I counted the seconds it took me to realize that what I thought I heard her say was real.
I wanted the anger.
I wanted to rage.
I wanted blood .
But all I could feel was devastation.
Kennedy had known someone else as her father.
So where did that leave me?
“Get out.” She flinched at my command, and if my daughter had not sat watching, I would have thrown her out on her ass.
“I’m not leaving without my daughter.”
“Fine. Then get out of my sight before I lose what little control I have left and snap your neck.”
“Don’t talk like that around my daughter.”
“GET THE FUCK OUT, SHELDON!” I gripped the counter until my nails dug into the granite because, while I may have lost my temper, I still held a feeble leash on my control.
Kennedy was now crying and watching me as if I were going to hurt her next, and I never wanted that. I watched Sheldon with pure hatred flowing through my veins as she reluctantly left the kitchen.
“Mama.” Kennedy held out her hands for her. Sheldon turned back for her, but my look stopped her. I let go of all the warmth from mere moments ago. She deserved the hard, cold exterior, not the person on the inside clawing to get out and save her from me.
When she was finally gone, I turned to Kennedy, who now watched me with sad eyes. My own reflected back and I could feel the slump in my shoulders. “I’m sorry you had to see that, kid.”

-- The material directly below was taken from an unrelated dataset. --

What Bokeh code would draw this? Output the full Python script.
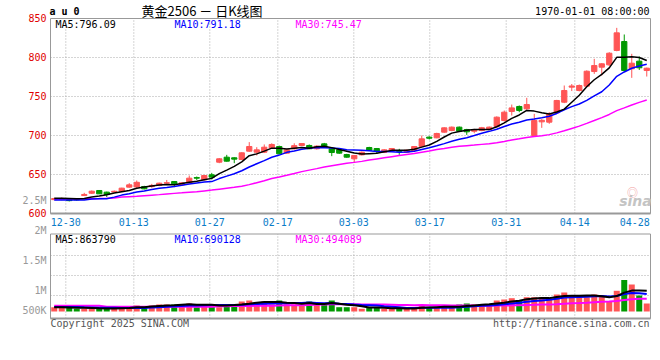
import numpy as np
from bokeh.plotting import figure
from bokeh.models import Range1d, ColumnDataSource
from bokeh.core.properties import value
from bokeh.embed import file_html
from bokeh.resources import INLINE

# ---------------- data ----------------
dates = ["12-26", "12-27", "12-30", "12-31", "01-02", "01-03",
         "01-06", "01-07", "01-08", "01-09", "01-10",
         "01-13", "01-14", "01-15", "01-16", "01-17",
         "01-20", "01-21", "01-22", "01-23", "01-24",
         "01-27", "02-05", "02-06", "02-07",
         "02-10", "02-11", "02-12", "02-13", "02-14",
         "02-17", "02-18", "02-19", "02-20", "02-21",
         "02-24", "02-25", "02-26", "02-27", "02-28",
         "03-03", "03-04", "03-05", "03-06", "03-07",
         "03-10", "03-11", "03-12", "03-13", "03-14",
         "03-17", "03-18", "03-19", "03-20", "03-21",
         "03-24", "03-25", "03-26", "03-27", "03-28",
         "03-31", "04-01", "04-02", "04-03",
         "04-07", "04-08", "04-09", "04-10", "04-11",
         "04-14", "04-15", "04-16", "04-17", "04-18",
         "04-21", "04-22", "04-23", "04-24", "04-25", "04-28"]

opens = [617.8, 618.0, 617.5, 618.5, 623.0, 626.0, 629.5, 627.4, 627.5, 628.6,
         633.8, 634.0, 634.6, 634.5, 635.9, 638.9, 641.0, 636.7, 639.3, 646.0,
         643.2, 649.6, 665.8, 672.2, 671.4, 669.2, 679.9, 678.6, 678.6, 684.2,
         685.9, 677.4, 683.0, 687.2, 687.2, 683.0, 689.3, 683.0, 681.6, 675.6,
         670.1, 675.2, 684.6, 683.3, 678.2, 680.0, 680.5, 678.6, 680.8, 686.0,
         697.9, 697.0, 704.3, 706.4, 710.7, 707.7, 705.5, 706.4, 707.7, 711.5,
         719.2, 730.8, 737.2, 734.2, 700.0, 717.5, 717.1, 729.1, 742.7, 762.0,
         757.7, 763.3, 782.0, 787.6, 790.6, 809.0, 820.5, 785.5, 795.3, 783.3]
highs = [620.0, 620.5, 618.0, 619.0, 626.5, 629.5, 630.0, 628.0, 629.5, 633.0,
         638.9, 642.3, 635.5, 638.0, 639.5, 643.0, 641.5, 640.0, 648.7, 647.4,
         649.5, 652.1, 671.0, 675.2, 672.0, 678.5, 691.5, 685.0, 688.5, 690.0,
         687.0, 683.0, 690.0, 690.0, 688.5, 687.5, 690.5, 685.0, 682.5, 676.5,
         675.0, 679.5, 685.5, 684.0, 682.5, 684.0, 682.9, 682.0, 686.5, 700.0,
         699.0, 703.5, 710.5, 711.5, 711.5, 708.5, 708.5, 711.0, 711.5, 724.5,
         732.0, 739.7, 738.5, 748.3, 727.8, 721.0, 729.9, 745.7, 764.1, 766.0,
         765.4, 783.5, 798.3, 792.7, 806.8, 838.0, 829.5, 804.7, 801.3, 787.0]
lows = [617.0, 617.0, 615.5, 616.5, 622.5, 625.0, 625.0, 621.0, 627.0, 628.0,
        633.0, 631.6, 631.0, 633.0, 635.0, 638.5, 633.8, 636.0, 638.5, 643.0,
        642.5, 643.6, 664.5, 666.5, 664.5, 668.5, 679.0, 674.4, 677.5, 683.0,
        676.0, 676.5, 682.0, 686.5, 682.5, 682.0, 684.0, 673.5, 676.5, 671.5,
        665.8, 674.5, 680.5, 676.5, 677.5, 679.0, 675.2, 678.0, 680.0, 685.5,
        694.9, 696.5, 703.5, 705.5, 705.0, 700.8, 703.0, 705.5, 707.0, 710.0,
        718.0, 725.6, 729.9, 733.0, 699.5, 709.8, 715.0, 728.0, 741.5, 757.0,
        756.5, 762.0, 779.0, 776.9, 789.0, 808.0, 782.0, 773.9, 784.0, 775.6]
closes = [619.2, 619.0, 616.5, 617.5, 624.4, 628.6, 625.2, 624.4, 628.5, 632.5,
          636.7, 640.0, 631.6, 636.0, 638.9, 639.5, 638.0, 639.3, 645.3, 645.3,
          648.7, 646.6, 670.1, 667.1, 669.7, 677.8, 685.9, 681.6, 685.0, 688.5,
          676.5, 681.6, 687.0, 689.7, 683.0, 686.3, 685.0, 678.2, 677.4, 672.2,
          674.4, 678.6, 681.2, 680.0, 681.6, 683.3, 679.5, 681.2, 685.9, 695.7,
          696.5, 702.6, 709.8, 710.7, 705.5, 704.7, 707.0, 710.0, 710.7, 723.5,
          729.9, 735.4, 732.1, 739.7, 719.2, 719.5, 727.8, 744.9, 757.7, 763.5,
          764.1, 782.4, 789.7, 791.9, 805.5, 831.6, 783.3, 792.7, 786.8, 786.3]
volumes = [176000, 176000, 205000, 111000, 111000, 111000, 111000, 152000, 111000, 176000,
           176000, 246000, 176000, 246000, 287000, 287000, 287000, 287000, 328000, 176000,
           287000, 287000, 176000, 287000, 287000, 410000, 451000, 369000, 410000, 287000,
           451000, 287000, 287000, 287000, 410000, 287000, 287000, 451000, 176000, 176000,
           176000, 111000, 176000, 176000, 111000, 111000, 111000, 111000, 176000, 246000,
           176000, 176000, 176000, 176000, 287000, 328000, 287000, 287000, 287000, 451000,
           492000, 545000, 451000, 586000, 586000, 586000, 533000, 697000, 779000, 636000,
           582000, 582000, 697000, 627000, 410000, 849000, 1292000, 1107000, 656000, 328000]

# moving-average values at the start of the window (they need earlier days)
ma5_head = [619.5, 619.5, 619.3, 619.0]
ma10_head = [617.3, 617.3, 617.3, 617.3, 617.3, 618.5, 619.0, 619.0, 621.0]
ma30_head = [618.7, 618.7, 618.7, 618.7, 619.0, 619.0, 619.2, 619.5, 620.0, 621.0,
             621.6, 622.1, 622.8, 623.5, 624.2, 625.0, 625.8, 626.5, 627.3, 628.0,
             629.0, 630.0, 631.2, 632.4, 633.6, 635.0, 637.0, 639.5, 642.0]
vma5_head = [176000, 176000, 164000, 152000]
vma10_head = [189000, 189000, 189000, 189000, 176000, 164000, 152000, 152000, 152000]
vma30_head = [238000, 238000, 238000, 238000, 238000, 238000, 238000, 193000, 193000, 193000,
              193000, 193000, 193000, 193000, 193000, 193000, 193000, 193000, 193000, 193000,
              193000, 193000, 213000, 217000, 221000, 226000, 230000, 234000, 238000]

ma_label_vals = [796.09, 791.18, 745.47]
vol_ma_label_vals = [863790, 690128, 494089]

tick_labels = ["12-30", "01-13", "01-27", "02-17", "03-03", "03-17", "03-31", "04-14", "04-28"]
tick_pos = [2.04, 11.11, 21.24, 30.31, 40.44, 50.57, 60.76, 69.91, 77.9]
price_ticks = [850, 800, 750, 700, 650, 600]
price_grid = [800, 750, 700, 650]
vol_tick_labels = ["2.5M", "2M", "1.5M", "1M", "500K"]

# ---------------- layout helpers (pixel <-> data) ----------------
W, H = 660, 360
RED = "#FF5555"
GREEN = "#009900"
BLUE_TXT = "#0A7CC8"
GRID = "#AAAAAA"
BORDER = "#999999"
MONO = "DejaVu Sans Mono"


def X(px):      # page x pixel -> slot units
    return (px - 50) / 7.5


def Y(py):      # page y pixel -> price
    return 600 + (213 - py) * 250.0 / 195.0


VPX = 41000.0


def VY(py):     # page y pixel -> volume
    return (311 - py) * VPX


N = len(closes)
xs = np.arange(N) + 0.5


def moving(vals, n, head):
    out = list(head)
    for k in range(n - 1, N):
        out.append(float(np.mean(vals[k - n + 1:k + 1])))
    return out


colors = [RED if c >= o else GREEN for o, c in zip(opens, closes)]
src = ColumnDataSource(dict(
    x=xs, o=opens, h=highs, l=lows, c=closes,
    top=[max(o, c) for o, c in zip(opens, closes)],
    bot=[min(o, c) for o, c in zip(opens, closes)],
    vol=volumes, color=colors))

p = figure(width=W, height=H, x_range=Range1d(X(0), X(W)), y_range=Range1d(Y(H), Y(0)),
           output_backend="svg", toolbar_location=None,
           x_axis_location=None, y_axis_location=None,
           min_border=0, min_border_left=0, min_border_right=0,
           min_border_top=0, min_border_bottom=0,
           outline_line_color=None, background_fill_color="white", border_fill_color="white")
p.grid.visible = False
p.extra_y_ranges = {"vol": Range1d(VY(H), VY(0))}

VTOP, VBOT = VY(233.5), VY(318)
x_grid = tick_pos[:-1]
vol_grid = [VY(255), VY(275), VY(295)]

# ---- grids ----
p.segment(x0=x_grid, y0=[600] * len(x_grid), x1=x_grid, y1=[850] * len(x_grid),
          line_color=GRID, line_dash="1 2", line_width=1)
p.segment(x0=[0] * len(price_grid), y0=price_grid, x1=[80] * len(price_grid), y1=price_grid,
          line_color=GRID, line_dash="1 2", line_width=1)
p.segment(x0=x_grid, y0=[VBOT] * len(x_grid), x1=x_grid, y1=[VTOP] * len(x_grid),
          line_color=GRID, line_dash="1 2", line_width=1, y_range_name="vol")
p.segment(x0=[0] * 3, y0=vol_grid, x1=[80] * 3, y1=vol_grid,
          line_color=GRID, line_dash="1 2", line_width=1, y_range_name="vol")

# ---- candles ----
p.segment(x0="x", y0="l", x1="x", y1="h", color="color", line_width=1, source=src)
p.vbar(x="x", top="top", bottom="bot", width=0.7, fill_color="color",
       line_color="color", line_width=1, source=src)

ma5 = moving(closes, 5, ma5_head)
ma10 = moving(closes, 10, ma10_head)
ma30 = moving(closes, 30, ma30_head)
p.line(xs, ma30, line_color="#FF00FF", line_width=1.5)
p.line(xs, ma10, line_color="#0000FF", line_width=1.5)
p.line(xs, ma5, line_color="#000000", line_width=1.5)

# ---- volume ----
p.vbar(x="x", top="vol", bottom=0, width=0.8, fill_color="color", line_color=None,
       source=src, y_range_name="vol")
vma5 = moving(volumes, 5, vma5_head)
vma10 = moving(volumes, 10, vma10_head)
vma30 = moving(volumes, 30, vma30_head)
p.line(xs, vma30, line_color="#FF00FF", line_width=2, y_range_name="vol")
p.line(xs, vma10, line_color="#0000FF", line_width=2, y_range_name="vol")
p.line(xs, vma5, line_color="#000000", line_width=2, y_range_name="vol")

# ---- panel borders ----
p.quad(left=[0], right=[80], bottom=[600], top=[850], fill_color=None,
       line_color=BORDER, line_width=1)
p.segment(x0=[0], y0=[600], x1=[80], y1=[600], line_color=BORDER, line_width=2)
p.quad(left=[0], right=[80], bottom=[VBOT], top=[VTOP], fill_color=None,
       line_color=BORDER, line_width=1, y_range_name="vol")
p.segment(x0=[0], y0=[VBOT], x1=[80], y1=[VBOT], line_color=BORDER, line_width=2,
          y_range_name="vol")


# ---- texts (all vertically centred on the picture's text centres) ----
def txt(x, y, text, color="black", size="10px", font=MONO, align="left",
        style="normal", yr="default", y_offset=0):
    p.text(x=x, y=y, text=text, text_color=color, text_font_size=size,
           text_font=value(font), text_align=align, text_baseline="middle",
           text_font_style=style, y_range_name=yr, y_offset=y_offset)


# price tick labels
txt([X(46)] * len(price_ticks), price_ticks, [str(t) for t in price_ticks],
    color="#E00000", align="right", y_offset=-1)
# date tick labels
txt(tick_pos, [Y(221)] * len(tick_pos), tick_labels, color=BLUE_TXT, align="center")
# volume tick labels (placed where the picture shows them)
txt([X(46)] * 5, [VY(200), VY(230), VY(260), VY(290), VY(310)], vol_tick_labels,
    color="#999999", align="right", yr="vol")

# header
txt([X(49)], [Y(11.2)], ["a u 0"], style="bold")
txt([X(141)], [Y(9.5)], ["黄金2506 － 日K线图"], size="13px", font="Noto Sans CJK SC")
txt([X(649)], [Y(11.2)], ["1970-01-01 08:00:00"], align="right")

# MA legends
p.text(x=[X(55), X(174), X(295)], y=[Y(23.8)] * 3,
       text=["MA5:%.2f" % ma_label_vals[0], "MA10:%.2f" % ma_label_vals[1],
             "MA30:%.2f" % ma_label_vals[2]],
       text_color=["black", "#0000FF", "#FF00FF"], text_font_size="10px",
       text_font=value(MONO), text_baseline="middle")
p.text(x=[X(55), X(174), X(295)], y=[VY(239)] * 3,
       text=["MA5:%d" % vol_ma_label_vals[0], "MA10:%d" % vol_ma_label_vals[1],
             "MA30:%d" % vol_ma_label_vals[2]],
       text_color=["black", "#0000FF", "#FF00FF"], text_font_size="10px",
       text_font=value(MONO), text_baseline="middle", y_range_name="vol")

# watermark + footer
txt([X(632)], [Y(191)], ["◎"], color="#F2A0A0", size="11px", font="Noto Sans CJK SC",
    align="center")
txt([X(635)], [Y(200)], ["sina"], color="#C4C4C4", size="14px", font="DejaVu Sans",
    align="center", style="bold italic")
txt([X(50)], [VY(323.3)], ["Copyright 2025 SINA.COM"], color="#555555", yr="vol")
txt([X(649)], [VY(323.3)], ["http://finance.sina.com.cn"], color="#555555",
    align="right", yr="vol")

open("out.html", "w").write(file_html(p, INLINE))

I’d lost my appetite so I contented myself with watching her eat her pancakes once she calmed down. She wasn’t her usual talkative self, which made the atmosphere awkward, so when my phone rang, I welcomed the distraction.
“Keenan, you need to get here now.” Keiran’s gruff voice filtered through the phone before I could speak, but he sounded off. He sounded scared.
“What’s going on?”
“It’s your father.”
“My father?” John… or Mitch?
“John,” he clarified as if he could read my mind.
“What does he want?”
“He was shot, man, and it’s not looking good. Get here.”
CHAPTER TWENTY-FIVE
SHELDON
KEENAN HAD ALL but thrown us into the car without a word of where we were going and why. More than once, I had to ask him to slow the car and remind him that Kennedy was in the backseat, but he never responded. He would just grip the steering wheel tighter and let off the gas until whatever plagued his mind returned and then he would gun it again.
We made the eight-hour trip in just less than seven and went straight to the hospital. I still had no clue what was going on, but I knew someone close must have been in trouble judging by the look of terror and pain etched all over his features.
I grabbed Kennedy and chased after Keenan, who had parked in the emergency lane and ran into the building. He was at the reception desk, rattling the poor nurse who scrambled to find what I assumed was a room number.